Check every line below for the word "chart" and copy the ones that have it.

## start Data block

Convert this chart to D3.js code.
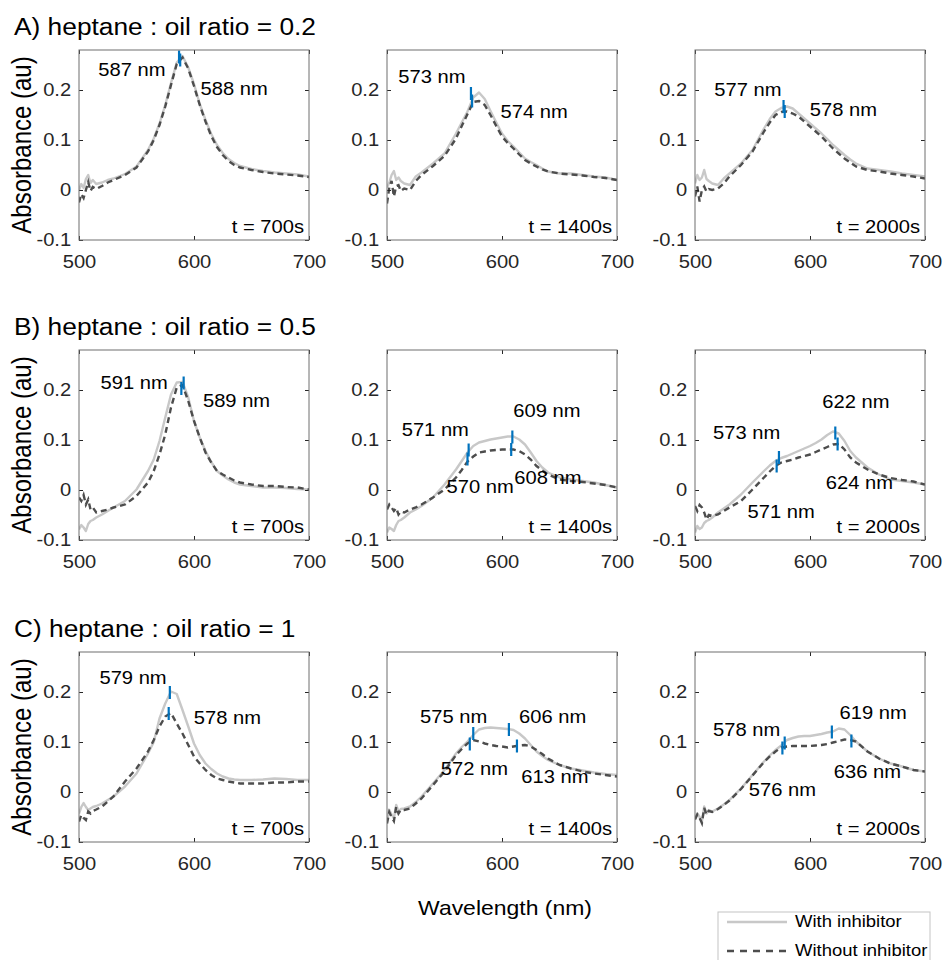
<!DOCTYPE html>
<html>
<head>
<meta charset="utf-8">
<script src="https://cdn.jsdelivr.net/npm/d3@7"></script>
<style>
  body { margin: 0; background: #fff; }
  svg text { font-family: "Liberation Sans", Arial, sans-serif; }
</style>
</head>
<body>
<svg id="chart" width="943" height="960"></svg>
<script>
// shared wavelength grid (nm)
const wavelength = [500, 502, 504, 506, 508, 510, 512, 515, 520, 525, 530, 540, 550, 560, 565, 570, 575, 580,
  585, 590, 595, 600, 605, 610, 615, 620, 625, 630, 635, 640, 650, 660, 670, 680, 690, 700];

// absorbance, with / without inhibitor, row A (ratio 0.2)
const a1With = [0.000, 0.012, 0.004, 0.022, 0.030, 0.014, 0.020, 0.012, 0.015, 0.020, 0.023, 0.032, 0.047, 0.080, 0.103, 0.133, 0.170, 0.214,
  0.255, 0.268, 0.245, 0.212, 0.172, 0.140, 0.112, 0.090, 0.074, 0.062, 0.054, 0.048, 0.042, 0.038, 0.035, 0.033, 0.031, 0.027];
const a1Without = [-0.025, -0.008, -0.016, 0.000, 0.016, -0.002, 0.006, 0.002, 0.008, 0.015, 0.020, 0.030, 0.045, 0.077, 0.100, 0.130, 0.167, 0.210,
  0.252, 0.265, 0.243, 0.208, 0.170, 0.137, 0.108, 0.086, 0.070, 0.058, 0.050, 0.045, 0.040, 0.036, 0.033, 0.031, 0.029, 0.026];
const a2With = [0.005, 0.015, 0.030, 0.038, 0.020, 0.025, 0.018, 0.013, 0.010, 0.027, 0.035, 0.053, 0.073, 0.113, 0.135, 0.157, 0.185, 0.195,
  0.182, 0.158, 0.135, 0.113, 0.098, 0.087, 0.075, 0.063, 0.056, 0.050, 0.043, 0.037, 0.033, 0.033, 0.030, 0.027, 0.025, 0.020];
const a2Without = [-0.027, 0.005, 0.018, -0.013, 0.008, 0.010, -0.002, 0.003, 0.000, 0.018, 0.030, 0.048, 0.068, 0.103, 0.128, 0.152, 0.176, 0.178,
  0.170, 0.150, 0.128, 0.107, 0.094, 0.083, 0.071, 0.060, 0.053, 0.047, 0.041, 0.037, 0.033, 0.031, 0.029, 0.026, 0.024, 0.020];
const a3With = [0.013, 0.030, 0.020, 0.025, 0.040, 0.022, 0.018, 0.013, 0.010, 0.023, 0.033, 0.053, 0.080, 0.123, 0.142, 0.157, 0.164, 0.167,
  0.163, 0.153, 0.143, 0.133, 0.123, 0.113, 0.102, 0.090, 0.080, 0.070, 0.061, 0.053, 0.043, 0.040, 0.037, 0.033, 0.030, 0.027];
const a3Without = [-0.013, 0.007, -0.023, 0.000, 0.007, -0.003, 0.002, 0.000, 0.003, 0.013, 0.027, 0.050, 0.077, 0.117, 0.135, 0.150, 0.156, 0.157,
  0.153, 0.147, 0.137, 0.127, 0.117, 0.107, 0.095, 0.083, 0.073, 0.063, 0.055, 0.047, 0.040, 0.037, 0.033, 0.030, 0.027, 0.023];

// row B (ratio 0.5)
const b1With = [-0.079, -0.070, -0.075, -0.082, -0.068, -0.062, -0.060, -0.055, -0.049, -0.042, -0.035, -0.022, 0.001, 0.038, 0.061, 0.098, 0.145, 0.191,
  0.215, 0.216, 0.185, 0.138, 0.105, 0.078, 0.056, 0.038, 0.029, 0.021, 0.015, 0.011, 0.008, 0.005, 0.005, 0.004, 0.002, 0.001];
const b1Without = [-0.015, -0.022, -0.010, -0.029, -0.019, -0.039, -0.035, -0.045, -0.042, -0.039, -0.035, -0.029, -0.012, 0.015, 0.038, 0.071, 0.111, 0.165,
  0.205, 0.210, 0.178, 0.138, 0.105, 0.075, 0.055, 0.038, 0.031, 0.025, 0.019, 0.015, 0.011, 0.008, 0.008, 0.006, 0.005, 0.001];
const b2With = [-0.085, -0.075, -0.078, -0.082, -0.070, -0.062, -0.060, -0.055, -0.045, -0.039, -0.032, -0.015, 0.011, 0.041, 0.058, 0.075, 0.088, 0.095,
  0.098, 0.101, 0.103, 0.105, 0.107, 0.107, 0.101, 0.091, 0.075, 0.058, 0.045, 0.035, 0.025, 0.021, 0.018, 0.015, 0.010, 0.005];
const b2Without = [-0.039, -0.029, -0.035, -0.042, -0.036, -0.049, -0.043, -0.045, -0.039, -0.035, -0.029, -0.015, 0.001, 0.025, 0.040, 0.057, 0.067, 0.075,
  0.077, 0.079, 0.080, 0.081, 0.081, 0.081, 0.078, 0.071, 0.061, 0.048, 0.039, 0.031, 0.021, 0.018, 0.016, 0.013, 0.010, 0.005];
const b3With = [-0.085, -0.072, -0.078, -0.075, -0.066, -0.062, -0.060, -0.055, -0.045, -0.037, -0.029, -0.009, 0.015, 0.038, 0.049, 0.058, 0.064, 0.068,
  0.073, 0.078, 0.083, 0.088, 0.094, 0.101, 0.110, 0.117, 0.113, 0.098, 0.078, 0.065, 0.045, 0.031, 0.021, 0.018, 0.015, 0.011];
const b3Without = [-0.032, -0.042, -0.030, -0.035, -0.045, -0.059, -0.050, -0.052, -0.049, -0.042, -0.035, -0.022, 0.001, 0.025, 0.037, 0.048, 0.055, 0.058,
  0.061, 0.065, 0.068, 0.071, 0.076, 0.081, 0.086, 0.091, 0.092, 0.081, 0.065, 0.055, 0.041, 0.031, 0.024, 0.020, 0.017, 0.011];

// row C (ratio 1)
const c1With = [-0.043, -0.030, -0.022, -0.030, -0.036, -0.033, -0.030, -0.028, -0.023, -0.016, -0.009, 0.011, 0.037, 0.077, 0.100, 0.147, 0.177, 0.201,
  0.196, 0.164, 0.131, 0.097, 0.074, 0.057, 0.046, 0.037, 0.031, 0.027, 0.025, 0.024, 0.024, 0.025, 0.027, 0.026, 0.024, 0.024];
const c1Without = [-0.059, -0.046, -0.052, -0.056, -0.039, -0.043, -0.038, -0.035, -0.029, -0.019, -0.009, 0.021, 0.047, 0.081, 0.104, 0.131, 0.151, 0.158,
  0.137, 0.117, 0.094, 0.071, 0.057, 0.044, 0.034, 0.027, 0.024, 0.021, 0.019, 0.017, 0.017, 0.017, 0.019, 0.019, 0.021, 0.021];
const c2With = [-0.056, -0.036, -0.045, -0.053, -0.026, -0.039, -0.034, -0.033, -0.029, -0.020, -0.009, 0.017, 0.044, 0.077, 0.090, 0.101, 0.114, 0.125,
  0.128, 0.129, 0.128, 0.127, 0.126, 0.124, 0.117, 0.107, 0.094, 0.081, 0.072, 0.064, 0.054, 0.047, 0.043, 0.039, 0.036, 0.034];
const c2Without = [-0.063, -0.040, -0.050, -0.058, -0.030, -0.043, -0.036, -0.036, -0.033, -0.023, -0.013, 0.014, 0.041, 0.074, 0.086, 0.097, 0.104, 0.101,
  0.097, 0.094, 0.092, 0.091, 0.089, 0.091, 0.093, 0.094, 0.091, 0.084, 0.076, 0.067, 0.054, 0.047, 0.041, 0.037, 0.034, 0.031];
const c3With = [-0.053, -0.043, -0.050, -0.059, -0.029, -0.043, -0.036, -0.039, -0.033, -0.025, -0.016, 0.007, 0.034, 0.061, 0.073, 0.084, 0.093, 0.104,
  0.108, 0.111, 0.112, 0.112, 0.114, 0.116, 0.119, 0.121, 0.127, 0.125, 0.114, 0.101, 0.081, 0.067, 0.057, 0.051, 0.044, 0.041];
const c3Without = [-0.055, -0.045, -0.052, -0.062, -0.032, -0.045, -0.038, -0.040, -0.034, -0.026, -0.017, 0.006, 0.033, 0.060, 0.071, 0.081, 0.089, 0.091,
  0.092, 0.092, 0.092, 0.092, 0.093, 0.094, 0.096, 0.099, 0.102, 0.105, 0.104, 0.101, 0.081, 0.067, 0.057, 0.051, 0.044, 0.041];

// peak positions marked in blue: [wavelength, absorbance]
const a1Peaks = [[587, 0.266], [588, 0.260]];
const a2Peaks = [[573, 0.193], [574, 0.178]];
const a3Peaks = [[577, 0.167], [578, 0.157]];
const b1Peaks = [[591, 0.214], [589, 0.203]];
const b2Peaks = [[571, 0.080], [570, 0.062], [609, 0.106], [608, 0.081]];
const b3Peaks = [[573, 0.065], [571, 0.048], [622, 0.114], [624, 0.092]];
const c1Peaks = [[579, 0.199], [578, 0.157]];
const c2Peaks = [[575, 0.117], [572, 0.096], [606, 0.125], [613, 0.092]];
const c3Peaks = [[578, 0.098], [576, 0.088], [619, 0.120], [636, 0.102]];

// peak labels: [text, wavelength of label centre, absorbance of label centre]
const a1Notes = [['587 nm', 546, 0.240], ['588 nm', 635, 0.202]];
const a2Notes = [['573 nm', 539, 0.227], ['574 nm', 628, 0.157]];
const a3Notes = [['577 nm', 546, 0.200], ['578 nm', 629, 0.160]];
const b1Notes = [['591 nm', 548, 0.215], ['589 nm', 637, 0.178]];
const b2Notes = [['571 nm', 542, 0.121], ['609 nm', 639, 0.158], ['570 nm', 581, 0.007], ['608 nm', 640, 0.025]];
const b3Notes = [['573 nm', 545, 0.115], ['622 nm', 640, 0.176], ['624 nm', 643, 0.015], ['571 nm', 575, -0.043]];
const c1Notes = [['579 nm', 547, 0.229], ['578 nm', 629, 0.149]];
const c2Notes = [['575 nm', 558, 0.151], ['606 nm', 644, 0.151], ['572 nm', 576, 0.047], ['613 nm', 646, 0.031]];
const c3Notes = [['578 nm', 545, 0.124], ['619 nm', 655, 0.159], ['636 nm', 650, 0.041], ['576 nm', 576, 0.005]];

const rowTitles = ['A) heptane : oil ratio = 0.2', 'B) heptane : oil ratio = 0.5', 'C) heptane : oil ratio = 1'];
const timeLabels = ['t = 700s', 't = 1400s', 't = 2000s'];
const xTicks = [500, 600, 700];
const yTicks = [-0.1, 0, 0.1, 0.2];
const seriesNames = ['With inhibitor', 'Without inhibitor'];

const panels = [
  [a1With, a1Without, a1Peaks, a1Notes], [a2With, a2Without, a2Peaks, a2Notes], [a3With, a3Without, a3Peaks, a3Notes],
  [b1With, b1Without, b1Peaks, b1Notes], [b2With, b2Without, b2Peaks, b2Notes], [b3With, b3Without, b3Peaks, b3Notes],
  [c1With, c1Without, c1Peaks, c1Notes], [c2With, c2Without, c2Peaks, c2Notes], [c3With, c3Without, c3Peaks, c3Notes]
];

// layout
const colX = [79, 387, 695];
const rowY = [50, 350, 652];
const W = 230, H = 190;
const SX = 1.12; // source figure text is stretched horizontally
const lightColor = '#c8c8c8', darkColor = '#4d4d4d', blue = '#0072BD';
const dash = '6,4';

const svg = d3.select('#chart');

function addText(parent, x, y, str, size, anchor = 'start', rotate = 0) {
  const t = rotate
    ? `translate(${x},${y}) rotate(${rotate}) scale(1,${SX})`
    : `translate(${x},${y}) scale(${SX},1)`;
  return parent.append('g').attr('transform', t)
    .append('text')
    .attr('text-anchor', anchor)
    .style('font-size', size + 'px')
    .attr('fill', '#000')
    .text(str);
}

const x = d3.scaleLinear().domain([500, 700]).range([0, W]);
const y = d3.scaleLinear().domain([-0.1, 0.28]).range([H, 0]);
const line = d3.line().x((d, i) => x(wavelength[i])).y(d => y(d));

svg.append('defs').append('clipPath').attr('id', 'plotclip')
  .append('rect').attr('width', W).attr('height', H);

rowTitles.forEach((t, r) => addText(svg, 14, rowY[r] - 15, t, 23.5));

panels.forEach(([withI, withoutI, peaks, notes], k) => {
  const r = Math.floor(k / 3), c = k % 3;
  const g = svg.append('g').attr('transform', `translate(${colX[c]},${rowY[r]})`);

  const plot = g.append('g').attr('clip-path', 'url(#plotclip)');
  plot.append('path').datum(withI)
    .attr('fill', 'none').attr('stroke', lightColor).attr('stroke-width', 2.4)
    .attr('stroke-linejoin', 'round').attr('d', line);
  plot.append('path').datum(withoutI)
    .attr('fill', 'none').attr('stroke', darkColor).attr('stroke-width', 2.4)
    .attr('stroke-dasharray', dash).attr('d', line);

  plot.selectAll(null).data(peaks).enter().append('line')
    .attr('x1', d => x(d[0])).attr('x2', d => x(d[0]))
    .attr('y1', d => y(d[1] - 0.013)).attr('y2', d => y(d[1] + 0.013))
    .attr('stroke', blue).attr('stroke-width', 2.2);

  notes.forEach(([t, wl, v]) => addText(g, x(wl), y(v), t, 18, 'middle').attr('dy', '0.35em'));
  addText(g, W - 5, H - 7, timeLabels[c], 18, 'end');

  // axes with inside ticks on all four sides
  const bottom = g.append('g').attr('transform', `translate(0,${H})`)
    .call(d3.axisBottom(x).tickValues(xTicks).tickSizeInner(-4).tickSizeOuter(0).tickPadding(15));
  const left = g.append('g')
    .call(d3.axisLeft(y).tickValues(yTicks).tickFormat(d => String(d)).tickSizeInner(-4).tickSizeOuter(0).tickPadding(7));
  g.append('g').call(d3.axisTop(x).tickValues(xTicks).tickSizeInner(-4).tickSizeOuter(0).tickFormat(''));
  g.append('g').attr('transform', `translate(${W},0)`)
    .call(d3.axisRight(y).tickValues(yTicks).tickSizeInner(-4).tickSizeOuter(0).tickFormat(''));
  g.selectAll('.domain').remove();
  g.selectAll('.tick line').attr('stroke', '#262626');
  [bottom, left].forEach(a => a.selectAll('text')
    .attr('transform', `scale(${SX},1)`)
    .attr('fill', '#262626')
    .style('font-size', '18px')
    .style('font-family', '"Liberation Sans", Arial, sans-serif'));

  g.append('rect').attr('width', W).attr('height', H)
    .attr('fill', 'none').attr('stroke', '#6e6e6e').attr('stroke-width', 1);

  if (c === 0) addText(svg, 31, rowY[r] + H / 2, 'Absorbance (au)', 24, 'middle', -90);
});

addText(svg, 505, 915, 'Wavelength (nm)', 20.5, 'middle');

// legend
const lg = svg.append('g').attr('transform', 'translate(718,912)');
lg.append('rect').attr('width', 212).attr('height', 60)
  .attr('fill', '#fff').attr('stroke', '#c4c4c4').attr('stroke-width', 1);
seriesNames.forEach((name, i) => {
  lg.append('line').attr('x1', 9).attr('x2', 69).attr('y1', 10 + i * 29).attr('y2', 10 + i * 29)
    .attr('stroke', i ? darkColor : lightColor).attr('stroke-width', 2.4)
    .attr('stroke-dasharray', i ? '7,6' : null);
  addText(lg, 77, 15 + i * 29, name, 16.5);
});
</script>
</body>
</html>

## end Data block

• [Exercise solution]:
Convert this chart to D3.js code.
<svg id="chart" width="943" height="960"></svg>
const svg = d3.select('#chart');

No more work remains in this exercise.